Nadine Kolodziey, Trembling, 2021
Minimalist organic forms join and drift apart in a steady rhythm. Trembling shows the never ending and never fulfilled attempted to fuse its singular parts into one in the digital space. The floating parts refer to inner organs, hoping to become one body of work. Since the sculpture can never complete itself, the viewer is asked to accept a new performative sculpture dynamic. In this ongoing process, the sculpture constantly reshapes itself. In virtual space, the material has no fixed form, remains abstract and is flexible in shape. Kolodziey works at the immediate interface between reality and digitality, constantly playing with materiality and its simulation.
Lauren Moffatt, Time-Lapsing, 2021
Continuing in her collaboration with digital errors and artefacts, with Time-Lapsing Lauren Moffatt creates a sculptural video collage. She fuses contemporary 3D scans with digitised 16mm film material captured in 2014, Eadweard Muybridge's Horse in Motion cabinet cards and the Horse Head augmented reality lens from the platform Snapchat. A meme of this material showed parents activating the filter in front of their children in order to capture their terrified reactions.

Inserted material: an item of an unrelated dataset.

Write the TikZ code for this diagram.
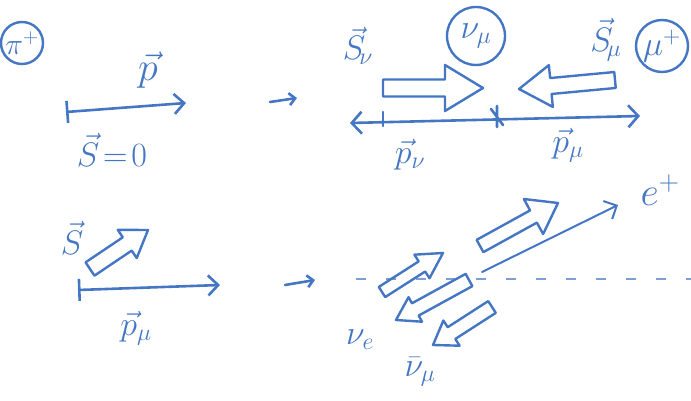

Moffatt works in an experimental and humorous way with two versions of her own image and flattens them into a continuum of imaging history of over 140 years. Time-Lapsing deconstructs and recomposes processes of ageing and transformation of images, of digital files and of human and animal bodies
Chiara Passa, From Still Life: AR Sculptures No 1, 2021
The sculpture presented is taken from Chiara Passa’s work Still life that analyses natural processes by investigating the contemporary definition of still life. By transforming physical materials such as glazed clay forms via photogrammetry into virtual space and digitally extending them, the artist creates a complex of relationships between virtual and physical materials, examining its understanding. A tension between appearance and reality emerges, inviting viewers to inspect the work closely by going inside. The artwork questions what is dead in nature in opposition to what is still alive in art history. Passa speculates on the understanding of landscapes, paintings and objects as well the human body.
Sabrina Ratté, Floralia, 2021
Florialia deals with a speculative future in which samples of then extinct plant species are preserved and displayed in a virtual archive. Through editing visual strategies, this archival space sporadically transforms under when interfered with memories emanating from the listed plants. The artist thereby reveals traces of a past that continues to haunt the present place. Floralia is a virtual simulation of ecosystems born from the fusion of technology and organic matter, where past and future coexist in a perpetual tension with the present. The work's digital materiality allows viewers to perceive how the ecosystems interact, while the its appearance allows them access.
Dagmar Schürrer, Cosmophonatic, 2021
The object is reminiscent of an organic living being, but also evokes associations of a machine or a communication tool. If the viewer approaches the two ends, they hear different soundtracks of a digitized everyday life collage of electronic sounds and a telephone ring. A viewer on one end waits while the other acts as a transmitter, apparently trying to establish a connection. Dagmar Schürrer explores digital materiality as a visually simulated surface and as a carrier of information, data and language. They are part of the material and thus of the sculpture. The work visualizes that the digital is not a closed space, but one point of connection in time and space.